§ **Stated task**
For the copy, please give all of the data again exactly and leave the pictures out.

§ **Source excerpt**
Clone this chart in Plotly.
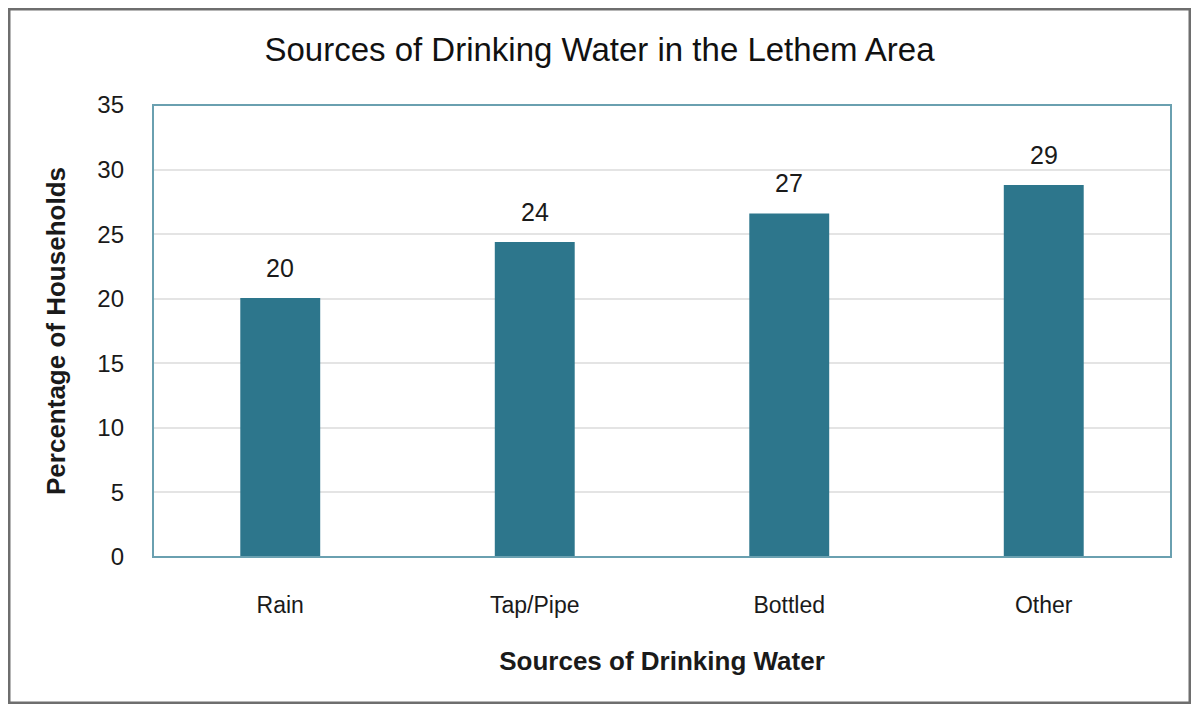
import plotly.graph_objects as go

# data
sources = ['Rain', 'Tap/Pipe', 'Bottled', 'Other']
households_pct = [20.05, 24.4, 26.6, 28.8]
y_ticks = [0, 5, 10, 15, 20, 25, 30, 35]

font_family = "Liberation Sans, Arial, sans-serif"

trace = go.Bar(
    x=sources,
    y=households_pct,
    marker=dict(color='#2D768C', line=dict(width=0)),
)
fig = go.Figure(data=[trace])

# value labels above the bars (rounded like the original)
for src, val in zip(sources, households_pct):
    fig.add_annotation(x=src, y=val, text=f"{val:.0f}", showarrow=False,
                       yanchor='bottom', yshift=14,
                       font=dict(size=25, color='#1a1a1a'))

# page body has an 8px margin, so the figure is a bit smaller than the window
fig.update_layout(
    width=1183,
    height=696,
    margin={'l': 145, 'r': 20, 't': 97, 'b': 147},
    paper_bgcolor='white',
    plot_bgcolor='white',
    bargap=0.686,
    showlegend=False,
    font=dict(family=font_family, color='#1a1a1a'),
    title={
        'text': "Sources of Drinking Water in the Lethem Area",
        'y': 0.94,
        'x': 0.5,
        'xanchor': 'center',
        'yanchor': 'middle',
        'font': dict(size=33, color='#111111'),
    },
)

fig.update_xaxes(
    showline=False,
    showgrid=False,
    ticks='',
    tickfont=dict(size=23),
    ticklabelstandoff=32,
    title=dict(text='<b>Sources of Drinking Water</b>', font=dict(size=26), standoff=34),
)
fig.update_yaxes(
    range=[0, 35],
    tickvals=y_ticks,
    showgrid=True,
    gridcolor='#E4E4E4',
    gridwidth=1.5,
    zeroline=False,
    showline=False,
    ticks='',
    tickfont=dict(size=24),
    ticklabelstandoff=28,
    title=dict(text='<b>Percentage of Households</b>', font=dict(size=26), standoff=24),
)

# teal frame round the plot area
fig.add_shape(type='rect', xref='paper', yref='paper', x0=0, x1=1, y0=0, y1=1,
              line=dict(color='#6AA0B0', width=2), layer='above')
# grey frame round the whole chart
fig.add_shape(type='rect', xref='paper', yref='paper',
              x0=-144 / 1018, x1=1 + 19 / 1018, y0=-146 / 452, y1=1 + 96 / 452,
              line=dict(color='#6E6E6E', width=3), layer='above')

fig.write_html("out.html")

§ **Result of the exercise**
Clone this chart in Plotly.
import plotly.graph_objects as go

# data
sources = ['Rain', 'Tap/Pipe', 'Bottled', 'Other']
households_pct = [20.05, 24.4, 26.6, 28.8]
y_ticks = [0, 5, 10, 15, 20, 25, 30, 35]

font_family = "Liberation Sans, Arial, sans-serif"

trace = go.Bar(
    x=sources,
    y=households_pct,
    marker=dict(color='#2D768C', line=dict(width=0)),
)
fig = go.Figure(data=[trace])

# value labels above the bars (rounded like the original)
for src, val in zip(sources, households_pct):
    fig.add_annotation(x=src, y=val, text=f"{val:.0f}", showarrow=False,
                       yanchor='bottom', yshift=14,
                       font=dict(size=25, color='#1a1a1a'))

# page body has an 8px margin, so the figure is a bit smaller than the window
fig.update_layout(
    width=1183,
    height=696,
    margin={'l': 145, 'r': 20, 't': 97, 'b': 147},
    paper_bgcolor='white',
    plot_bgcolor='white',
    bargap=0.686,
    showlegend=False,
    font=dict(family=font_family, color='#1a1a1a'),
    title={
        'text': "Sources of Drinking Water in the Lethem Area",
        'y': 0.94,
        'x': 0.5,
        'xanchor': 'center',
        'yanchor': 'middle',
        'font': dict(size=33, color='#111111'),
    },
)

fig.update_xaxes(
    showline=False,
    showgrid=False,
    ticks='',
    tickfont=dict(size=23),
    ticklabelstandoff=32,
    title=dict(text='<b>Sources of Drinking Water</b>', font=dict(size=26), standoff=34),
)
fig.update_yaxes(
    range=[0, 35],
    tickvals=y_ticks,
    showgrid=True,
    gridcolor='#E4E4E4',
    gridwidth=1.5,
    zeroline=False,
    showline=False,
    ticks='',
    tickfont=dict(size=24),
    ticklabelstandoff=28,
    title=dict(text='<b>Percentage of Households</b>', font=dict(size=26), standoff=24),
)

# teal frame round the plot area
fig.add_shape(type='rect', xref='paper', yref='paper', x0=0, x1=1, y0=0, y1=1,
              line=dict(color='#6AA0B0', width=2), layer='above')
# grey frame round the whole chart
fig.add_shape(type='rect', xref='paper', yref='paper',
              x0=-144 / 1018, x1=1 + 19 / 1018, y0=-146 / 452, y1=1 + 96 / 452,
              line=dict(color='#6E6E6E', width=3), layer='above')

fig.write_html("out.html")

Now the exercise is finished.